▶ Description of the task
Scan the lines below for the word "this". Copy each line you find it in.

[Charts and diagrams as code]
━━━━━━━━━━━━━━━━━━━━

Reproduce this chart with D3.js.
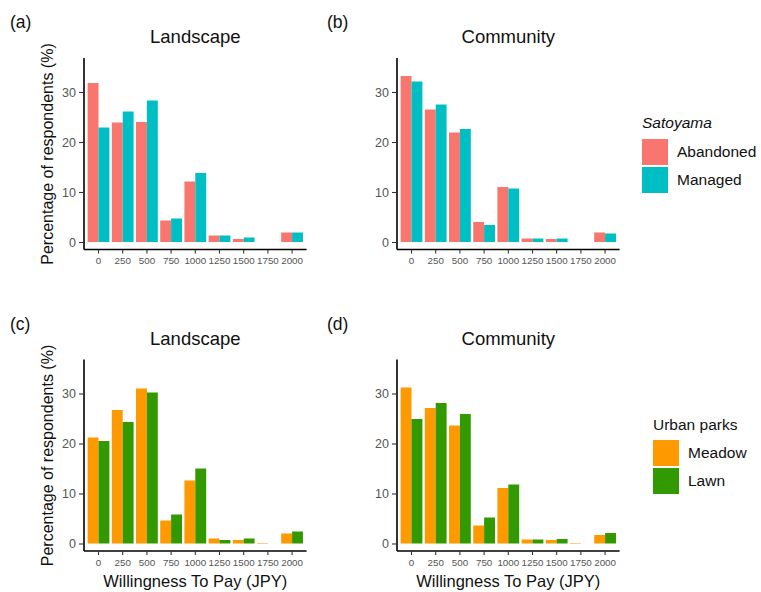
<!DOCTYPE html>
<html>
<head>
<meta charset="utf-8">
<script src="https://cdn.jsdelivr.net/npm/d3@7"></script>
<style>
  body { margin: 0; background: #fff; }
  svg { font-family: "Liberation Sans", Arial, sans-serif; }
</style>
</head>
<body>
<svg id="chart" width="761" height="592"></svg>
<script>
// willingness-to-pay categories (JPY)
var WTP_LABELS = ["0", "250", "500", "750", "1000", "1250", "1500", "1750", "2000"];
var Y_TICKS = [0, 10, 20, 30];

var SATOYAMA_GROUPS = ["Abandoned", "Managed"];
var PARK_GROUPS = ["Meadow", "Lawn"];

// percentage of respondents
var landscapeAbandoned = [31.8, 23.9, 24.0, 4.3, 12.1, 1.3, 0.6, 0, 1.9];
var landscapeManaged   = [22.9, 26.1, 28.3, 4.7, 13.8, 1.3, 0.9, 0, 1.9];
var communityAbandoned = [33.2, 26.5, 21.9, 4.0, 11.0, 0.7, 0.6, 0, 1.9];
var communityManaged   = [32.1, 27.5, 22.6, 3.4, 10.7, 0.7, 0.7, 0, 1.7];
var landscapeMeadow    = [21.2, 26.7, 31.0, 4.6, 12.6, 1.0, 0.7, 0.1, 2.0];
var landscapeLawn      = [20.5, 24.3, 30.2, 5.8, 15.0, 0.7, 1.0, 0, 2.4];
var communityMeadow    = [31.2, 27.1, 23.6, 3.6, 11.1, 0.8, 0.7, 0.1, 1.7];
var communityLawn      = [24.9, 28.1, 25.9, 5.2, 11.8, 0.8, 0.9, 0, 2.1];

var SATOYAMA_COLORS = ["#F8766D", "#00BFC4"];
var PARK_COLORS = ["#FF9900", "#339900"];

var svg = d3.select("#chart");
var TEXT_GREY = "#555";

function toRows(a, b) {
    return WTP_LABELS.map(function (w, i) { return { wtp: w, values: [a[i], b[i]] }; });
}

function drawPanel(p) {
    var g = svg.append("g");
    var plotW = 222.6;
    var x = d3.scaleBand().domain(WTP_LABELS)
        .range([p.left, p.left + plotW])
        .paddingInner(0.1).paddingOuter(0.15);
    var xSub = d3.scaleBand().domain([0, 1]).range([0, x.bandwidth()]);
    var y = d3.scaleLinear().domain([-1.5, 36.8]).range([p.top + 191.5, p.top]);

    // bars
    var groups = g.selectAll(".grp").data(toRows(p.a, p.b)).enter()
        .append("g").attr("transform", function (d) { return "translate(" + x(d.wtp) + ",0)"; });
    groups.selectAll("rect").data(function (d) { return d.values; }).enter()
        .append("rect")
        .attr("x", function (d, i) { return xSub(i); })
        .attr("width", xSub.bandwidth())
        .attr("y", function (d) { return y(Math.max(d, 0)); })
        .attr("height", function (d) { return y(0) - y(Math.max(d, 0)); })
        .attr("fill", function (d, i) { return p.colors[i]; });

    // axes
    var xAxis = d3.axisBottom(x).tickSize(4).tickPadding(4).tickSizeOuter(0);
    var xg = g.append("g").attr("transform", "translate(0," + (p.top + 191.5) + ")").call(xAxis);
    xg.select(".domain").attr("d", "M" + p.left + ",0H" + (p.left + plotW))
        .attr("stroke", "#000").attr("stroke-width", 1.6);
    xg.selectAll(".tick line").attr("stroke", "#333").attr("stroke-width", 1.1);
    xg.selectAll(".tick text").attr("fill", TEXT_GREY).attr("font-size", 9.8)
        .attr("font-family", "Liberation Sans, Arial, sans-serif");

    var yAxis = d3.axisLeft(y).tickValues(Y_TICKS).tickSize(5).tickPadding(3).tickSizeOuter(0);
    var yg = g.append("g").attr("transform", "translate(" + p.left + ",0)").call(yAxis);
    yg.select(".domain").attr("d", "M0," + p.top + "V" + (p.top + 191.5))
        .attr("stroke", "#000").attr("stroke-width", 1.6);
    yg.selectAll(".tick line").attr("stroke", "#333").attr("stroke-width", 1.1);
    yg.selectAll(".tick text").attr("fill", TEXT_GREY).attr("font-size", 12.5)
        .attr("font-family", "Liberation Sans, Arial, sans-serif");

    // title and panel letter
    g.append("text").attr("x", p.left + plotW / 2).attr("y", p.top - 15)
        .attr("text-anchor", "middle").attr("font-size", 18.5).attr("fill", "#111")
        .text(p.title);
    g.append("text").attr("x", p.labelX).attr("y", p.top - 30)
        .attr("font-size", 17.5).attr("fill", "#111").text(p.letter);

    if (p.yTitle) {
        g.append("text")
            .attr("transform", "translate(" + (p.left - 31) + "," + (p.top + 96) + ") rotate(-90)")
            .attr("text-anchor", "middle").attr("font-size", 16).attr("fill", "#111")
            .text("Percentage of respondents (%)");
    }
    if (p.xTitle) {
        g.append("text").attr("x", p.left + plotW / 2).attr("y", p.top + 227)
            .attr("text-anchor", "middle").attr("font-size", 16.5).attr("fill", "#111")
            .text("Willingness To Pay (JPY)");
    }
}

function drawLegend(l) {
    var g = svg.append("g");
    g.append("text").attr("x", l.x).attr("y", l.titleY)
        .attr("font-size", 15.5).attr("fill", "#111")
        .attr("font-style", l.italic ? "italic" : "normal")
        .text(l.title);
    var items = g.selectAll(".item").data(l.labels).enter().append("g")
        .attr("transform", function (d, i) { return "translate(" + l.x + "," + (l.keyY + i * 28) + ")"; });
    items.append("rect").attr("width", 26).attr("height", 26)
        .attr("fill", function (d, i) { return l.colors[i]; });
    items.append("text").attr("x", 35).attr("y", 13).attr("dy", "0.35em")
        .attr("font-size", 15.5).attr("fill", "#111").text(function (d) { return d; });
}

drawPanel({ left: 84, top: 58, a: landscapeAbandoned, b: landscapeManaged, colors: SATOYAMA_COLORS,
    title: "Landscape", letter: "(a)", labelX: 10, yTitle: true });
drawPanel({ left: 397, top: 58, a: communityAbandoned, b: communityManaged, colors: SATOYAMA_COLORS,
    title: "Community", letter: "(b)", labelX: 327 });
drawPanel({ left: 84, top: 359.5, a: landscapeMeadow, b: landscapeLawn, colors: PARK_COLORS,
    title: "Landscape", letter: "(c)", labelX: 10, yTitle: true, xTitle: true });
drawPanel({ left: 397, top: 359.5, a: communityMeadow, b: communityLawn, colors: PARK_COLORS,
    title: "Community", letter: "(d)", labelX: 327, xTitle: true });

drawLegend({ x: 642, titleY: 128, keyY: 139, title: "Satoyama", italic: true,
    labels: SATOYAMA_GROUPS, colors: SATOYAMA_COLORS });
drawLegend({ x: 653, titleY: 430, keyY: 440, title: "Urban parks", italic: false,
    labels: PARK_GROUPS, colors: PARK_COLORS });
</script>
</body>
</html>
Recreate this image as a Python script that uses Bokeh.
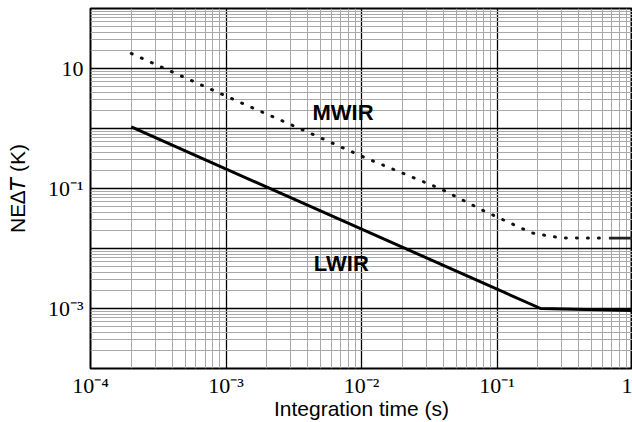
from bokeh.plotting import figure
from bokeh.models import FixedTicker, Label
from bokeh.embed import file_html
from bokeh.resources import INLINE

# Integration time (s) and noise-equivalent temperature difference (K)
lwir_t = [2e-4, 0.21, 1.0]
lwir_netd = [1.06, 1.0e-3, 0.93e-3]

mwir_t = [2e-4, 1.25e-3, 3.5e-3, 0.0107, 0.0387, 0.08, 0.18, 0.25, 0.31, 0.45, 0.67]
mwir_netd = [17.8, 2.77, 1.0, 0.324, 0.098, 0.0424, 0.0182, 0.0159, 0.0150, 0.0149, 0.0149]
mwir_tail_t = [0.67, 1.0]
mwir_tail_netd = [0.0149, 0.0149]

x_ticks = [1e-4, 1e-3, 1e-2, 1e-1, 1.0]
x_tick_labels = ["10\u207b\u2074", "10\u207b\u00b3", "10\u207b\u00b2", "10\u207b\u00b9", "1"]
y_ticks = [1e-4, 1e-3, 1e-2, 1e-1, 1.0, 10.0, 100.0]
y_tick_labels = ["", "10\u207b\u00b3", "", "10\u207b\u00b9", "", "10", ""]

SERIF = "Liberation Serif"
SANS = "Liberation Sans"


def minor_decades(lo_exp, hi_exp):
    out = []
    for e in range(lo_exp, hi_exp):
        for k in range(2, 10):
            out.append(k * 10.0 ** e)
    return out


p = figure(width=632, height=422, x_axis_type="log", y_axis_type="log",
           x_range=(1e-4, 1.0), y_range=(1e-4, 1e2),
           output_backend="svg", toolbar_location=None,
           min_border_left=90, min_border_right=0,
           min_border_top=8, min_border_bottom=54)
p.background_fill_color = "white"
p.border_fill_color = "white"
p.outline_line_color = "black"
p.outline_line_width = 2

xt = FixedTicker(ticks=x_ticks, minor_ticks=minor_decades(-4, 0))
yt = FixedTicker(ticks=y_ticks, minor_ticks=minor_decades(-4, 2))
p.xaxis.ticker = xt
p.yaxis.ticker = yt
p.xgrid.ticker = xt
p.ygrid.ticker = yt
p.xaxis.major_label_overrides = dict(zip(x_ticks, x_tick_labels))
p.yaxis.major_label_overrides = dict(zip(y_ticks, y_tick_labels))

for ax in (p.xaxis, p.yaxis):
    ax.axis_line_color = None
    ax.major_tick_line_color = None
    ax.minor_tick_line_color = None
    ax.major_tick_out = 0
    ax.minor_tick_out = 0
    ax.major_label_text_font = SERIF
    ax.major_label_text_font_size = "22px"
    ax.major_label_text_color = "black"
    ax.axis_label_text_font = SANS
    ax.axis_label_text_font_size = "21px"
    ax.axis_label_text_font_style = "normal"
    ax.axis_label_text_color = "black"

p.xaxis.axis_label = "Integration time (s)"
p.yaxis.axis_label = "NE\u2206\U0001D61B (K)"
p.xaxis.major_label_standoff = 4
p.xaxis.axis_label_standoff = -4
p.yaxis.major_label_standoff = 7
p.yaxis.axis_label_standoff = 16

for g in (p.xgrid, p.ygrid):
    g.grid_line_color = "black"
    g.grid_line_width = 1.3
    g.grid_line_alpha = 1.0
    g.minor_grid_line_color = "#a8a8a8"
    g.minor_grid_line_width = 1

# LWIR: solid curve
p.line(lwir_t, lwir_netd, line_color="black", line_width=3)

# MWIR: dotted curve, closing into a solid run at long integration times
p.line(mwir_t, mwir_netd, line_color="#111111", line_width=3,
       line_dash="1 10", line_cap="round")
p.line(mwir_tail_t, mwir_tail_netd, line_color="#222222", line_width=2.8)

label_style = dict(text_font=SANS, text_font_size="22px", text_font_style="bold",
                   text_color="black", text_align="center", text_baseline="middle")
p.add_layout(Label(x=7.3e-3, y=1.87, text="MWIR", **label_style))
p.add_layout(Label(x=7.1e-3, y=5.6e-3, text="LWIR", **label_style))

open("out.html", "w").write(file_html(p, INLINE))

━━━━━━━━━━━━━━━━━━━━

▶ Response
Reproduce this chart with D3.js.
Recreate this image as a Python script that uses Bokeh.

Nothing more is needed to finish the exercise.